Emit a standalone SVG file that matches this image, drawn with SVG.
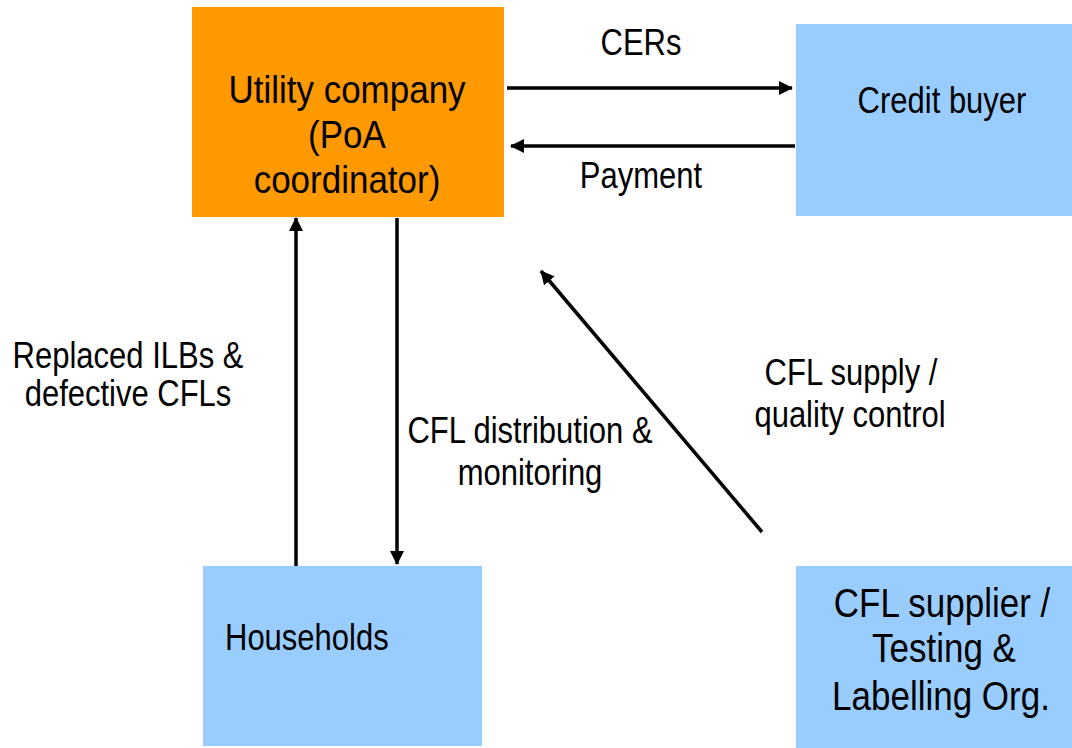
<svg xmlns="http://www.w3.org/2000/svg" width="1072" height="748" viewBox="0 0 1072 748">
<style>
.t{font-family:"Liberation Sans",Arial,sans-serif;font-size:31px;fill:#000;text-anchor:middle}
.l{text-anchor:start}
.orange{fill:#FF9900}
.blue{fill:#99CCFF}
.c{stroke:#000;stroke-width:3.5;fill:none;marker-end:url(#ah)}
</style>
<defs>
<marker id="ah" markerUnits="userSpaceOnUse" markerWidth="14" markerHeight="14" refX="13" refY="7" orient="auto">
<path d="M0,0 L14,7 L0,14 z" fill="#000"/>
</marker>
</defs>
<rect width="1072" height="748" fill="#fff"/>
<g id="utility">
<rect class="orange" x="192" y="7" width="312" height="210"/>
<text class="t" style="font-size:35px" transform="translate(347,103) scale(1,1.12)">Utility company</text>
<text class="t" style="font-size:35px" transform="translate(347,148) scale(1,1.12)">(PoA</text>
<text class="t" style="font-size:35px" transform="translate(347,193) scale(1,1.12)">coordinator)</text>
</g>
<g id="credit-buyer">
<rect class="blue" x="796" y="24" width="276" height="192"/>
<text class="t" transform="translate(942,113) scale(1,1.22)">Credit buyer</text>
</g>
<g id="households">
<rect class="blue" x="203" y="566" width="279" height="180"/>
<text class="t l" transform="translate(225,650) scale(1,1.18)">Households</text>
</g>
<g id="cfl-supplier">
<rect class="blue" x="796" y="566" width="276" height="182"/>
<text class="t" style="font-size:35px" transform="translate(942,617) scale(1,1.18)">CFL supplier /</text>
<text class="t" style="font-size:35px" transform="translate(944,662) scale(1,1.18)">Testing &amp;</text>
<text class="t" style="font-size:35px" transform="translate(941,710) scale(1,1.18)">Labelling Org.</text>
</g>
<g id="connectors">
<line class="c" x1="507" y1="88" x2="792" y2="88"/>
<line class="c" x1="795" y1="146" x2="511" y2="146"/>
<line class="c" x1="296" y1="566" x2="296" y2="218"/>
<line class="c" x1="397" y1="218" x2="397" y2="564"/>
<line class="c" x1="762" y1="532" x2="541" y2="271"/>
<text class="t" transform="translate(641,55) scale(1,1.22)">CERs</text>
<text class="t" transform="translate(641,188) scale(1,1.18)">Payment</text>
<text class="t" transform="translate(128,368) scale(1,1.18)">Replaced ILBs &amp;</text>
<text class="t" transform="translate(128,406) scale(1,1.18)">defective CFLs</text>
<text class="t" transform="translate(530,443) scale(1,1.18)">CFL distribution &amp;</text>
<text class="t" transform="translate(530,485) scale(1,1.18)">monitoring</text>
<text class="t" transform="translate(851,385) scale(1,1.18)">CFL supply /</text>
<text class="t" transform="translate(850,427) scale(1,1.18)">quality control</text>
</g>
</svg>
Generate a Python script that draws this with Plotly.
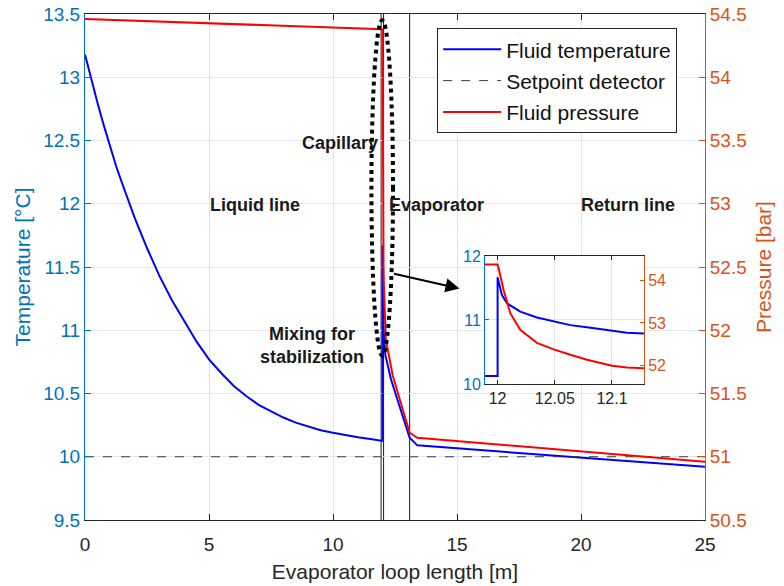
import plotly.graph_objects as go

# ---------------- data ----------------
pos_temp = [0, 0.25, 0.5, 0.75, 1, 1.25, 1.5, 1.75, 2, 2.5, 3, 3.5, 4, 4.5,
            5, 5.5, 6, 6.5, 7, 7.5, 8, 8.5, 9, 9.5, 10, 10.5, 11, 11.5,
            12.0, 12.0, 12.0009, 12.0038, 12.0082, 12.0198, 12.0344, 12.0496,
            12.0636, 12.0781, 12.1, 12.1131, 12.128, 12.34, 13.09, 13.4, 25]
fluid_temp = [13.18, 12.98, 12.8, 12.625, 12.46, 12.3, 12.16, 12.02, 11.89, 11.65,
              11.43, 11.24, 11.07, 10.91,
              10.77, 10.66, 10.56, 10.48, 10.41, 10.36, 10.31, 10.27, 10.24, 10.21,
              10.19, 10.17, 10.155, 10.14,
              10.125, 11.67, 11.6, 11.39, 11.26, 11.13, 11.04, 10.98,
              10.92, 10.885, 10.83, 10.80, 10.79, 10.61, 10.15, 10.09, 9.92]

pos_pres = [0, 12.0, 12.0015, 12.0052, 12.0111, 12.0198, 12.0344, 12.0496,
            12.0636, 12.0781, 12.1, 12.1131, 12.128, 12.41, 13.09, 13.4, 25]
fluid_pres = [54.46, 54.38, 54.22, 53.78, 53.23, 52.84, 52.53, 52.37,
              52.25, 52.13, 51.99, 51.95, 51.93, 51.64, 51.19, 51.15, 50.96]

setpoint_x = [0, 25]
setpoint_temp = [10, 10]

section_bounds = [11.94, 12.04, 13.09]
section_names = ["Liquid line", "Capillary", "Evaporator", "Return line"]

x_ticks = [0, 5, 10, 15, 20, 25]
t_ticks = [9.5, 10, 10.5, 11, 11.5, 12, 12.5, 13, 13.5]
t_ticklabels = ["9.5", "10", "10.5", "11", "11.5", "12", "12.5", "13", "13.5"]
p_ticks = [50.5, 51, 51.5, 52, 52.5, 53, 53.5, 54, 54.5]
p_ticklabels = ["50.5", "51", "51.5", "52", "52.5", "53", "53.5", "54", "54.5"]
inset_x_ticks = [12, 12.05, 12.1]
inset_x_labels = ["12", "12.05", "12.1"]
inset_t_ticks = [10, 11, 12]
inset_p_ticks = [52, 53, 54]

# ---------------- styling ----------------
FONT = "Liberation Sans, Arial, Helvetica, sans-serif"
BLUE_AX = "#0072BD"
ORANGE_AX = "#D95319"
DARK = "#262626"
HGRID = "#dde9f4"
VGRID = "#e3e3e3"

fig = go.Figure()

fig.add_trace(go.Scatter(x=pos_temp, y=fluid_temp, mode="lines", name="Fluid temperature",
                         line=dict(color="#0000ff", width=2), xaxis="x", yaxis="y",
                         legendgroup="a"))
fig.add_trace(go.Scatter(x=setpoint_x, y=setpoint_temp, mode="lines", name="Setpoint detector",
                         line=dict(color="#3a3a3a", width=1, dash="dash"), xaxis="x", yaxis="y",
                         legendgroup="b"))
fig.add_trace(go.Scatter(x=pos_pres, y=fluid_pres, mode="lines", name="Fluid pressure",
                         line=dict(color="#ff0000", width=2), xaxis="x", yaxis="y2",
                         legendgroup="c"))
# inset traces (same data, zoomed axes)
fig.add_trace(go.Scatter(x=pos_temp, y=fluid_temp, mode="lines", showlegend=False,
                         line=dict(color="#0000ff", width=2), xaxis="x2", yaxis="y3"))
fig.add_trace(go.Scatter(x=pos_pres, y=fluid_pres, mode="lines", showlegend=False,
                         line=dict(color="#ff0000", width=2), xaxis="x2", yaxis="y4"))

# section boundaries
for xb in section_bounds:
    fig.add_shape(type="line", xref="x", yref="y domain", x0=xb, x1=xb, y0=0, y1=1,
                  line=dict(color="#1a1a1a", width=1), layer="below")

tick_size = 19
title_size = 21

fig.update_layout(
    width=784, height=586,
    margin=dict(l=85, r=79, t=14, b=66, autoexpand=False),
    paper_bgcolor="white", plot_bgcolor="white",
    font=dict(family=FONT, color=DARK),
    showlegend=True,
    legend=dict(x=0.568, y=0.972, xanchor="left", yanchor="top",
                bgcolor="white", bordercolor=DARK, borderwidth=1,
                font=dict(family=FONT, size=21, color="#111111"),
                itemwidth=58, tracegroupgap=1),
    xaxis=dict(domain=[0, 1], range=[0, 25], tickvals=x_ticks,
               ticktext=[str(v) for v in x_ticks], automargin=False,
               showgrid=True, gridcolor=VGRID, zeroline=False,
               showline=True, linecolor=DARK, linewidth=1, mirror="ticks",
               ticks="inside", ticklen=6, tickcolor=DARK, ticklabelstandoff=7,
               tickfont=dict(family=FONT, size=tick_size, color=DARK),
               title=dict(text="Evaporator loop length [m]", standoff=10,
                          font=dict(family=FONT, size=title_size, color=DARK))),
    yaxis=dict(domain=[0, 1], range=[9.5, 13.5], tickvals=t_ticks, ticktext=t_ticklabels,
               automargin=False,
               showgrid=True, gridcolor=HGRID, zeroline=False,
               showline=True, linecolor=BLUE_AX, linewidth=1,
               ticks="inside", ticklen=6, tickcolor=BLUE_AX,
               tickfont=dict(family=FONT, size=tick_size, color=BLUE_AX),
               title=dict(text="Temperature [°C]", standoff=6,
                          font=dict(family=FONT, size=title_size, color=BLUE_AX))),
    yaxis2=dict(overlaying="y", side="right", anchor="x", range=[50.5, 54.5],
                tickvals=p_ticks, ticktext=p_ticklabels, automargin=False,
                showgrid=False, zeroline=False,
                showline=True, linecolor=ORANGE_AX, linewidth=1,
                ticks="inside", ticklen=6, tickcolor=ORANGE_AX,
                tickfont=dict(family=FONT, size=tick_size, color=ORANGE_AX),
                title=dict(text="Pressure [bar]", standoff=10,
                           font=dict(family=FONT, size=title_size, color=ORANGE_AX))),
    xaxis2=dict(domain=[0.6452, 0.9016], anchor="y3", range=[11.989, 12.128],
                tickvals=inset_x_ticks, ticktext=inset_x_labels,
                showgrid=True, gridcolor=VGRID, zeroline=False,
                showline=True, linecolor=DARK, linewidth=1, mirror="ticks",
                ticks="inside", ticklen=4, tickcolor=DARK,
                tickfont=dict(family=FONT, size=16, color=DARK)),
    yaxis3=dict(domain=[0.2688, 0.5217], anchor="x2", range=[10, 12],
                tickvals=inset_t_ticks, ticktext=[str(v) for v in inset_t_ticks],
                showgrid=True, gridcolor=HGRID, zeroline=False,
                showline=True, linecolor=BLUE_AX, linewidth=1,
                ticks="inside", ticklen=4, tickcolor=BLUE_AX,
                tickfont=dict(family=FONT, size=16, color=BLUE_AX)),
    yaxis4=dict(overlaying="y3", side="right", anchor="x2", range=[51.56, 54.58],
                tickvals=inset_p_ticks, ticktext=[str(v) for v in inset_p_ticks],
                showgrid=False, zeroline=False,
                showline=True, linecolor=ORANGE_AX, linewidth=1,
                ticks="inside", ticklen=4, tickcolor=ORANGE_AX,
                tickfont=dict(family=FONT, size=16, color=ORANGE_AX)),
)

# section labels
label_font = dict(family=FONT, size=18, color="#1a1a1a")
section_label_pos = [(6.85, 11.99), (10.28, 12.48), (14.19, 11.99), (21.9, 11.99)]
for name, (lx, ly) in zip(section_names, section_label_pos):
    fig.add_annotation(x=lx, y=ly, xref="x", yref="y", text=f"<b>{name}</b>",
                       showarrow=False, font=label_font)
fig.add_annotation(x=9.15, y=10.88, xref="x", yref="y",
                   text="<b>Mixing for<br>stabilization</b>", showarrow=False,
                   font=label_font, align="center")

# dotted ellipse around capillary
fig.add_shape(type="circle", xref="x", yref="y", x0=11.55, x1=12.42, y0=10.80, y1=13.45,
              line=dict(color="black", width=4, dash="dot"))

# arrow to inset
fig.add_annotation(x=15.1, y=11.33, xref="x", yref="y", ax=-67, ay=-15,
                   axref="pixel", ayref="pixel", text="", showarrow=True,
                   arrowhead=2, arrowsize=1.4, arrowwidth=2, arrowcolor="black")

fig.write_html("out.html")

**Short exercise**: Pictures are excluded. Repeat exactly the lines from the one containing "Generate a Python" to the one containing "import plotly.graph_objects as go", inclusive.

**In response**:
Generate a Python script that draws this with Plotly.
import plotly.graph_objects as go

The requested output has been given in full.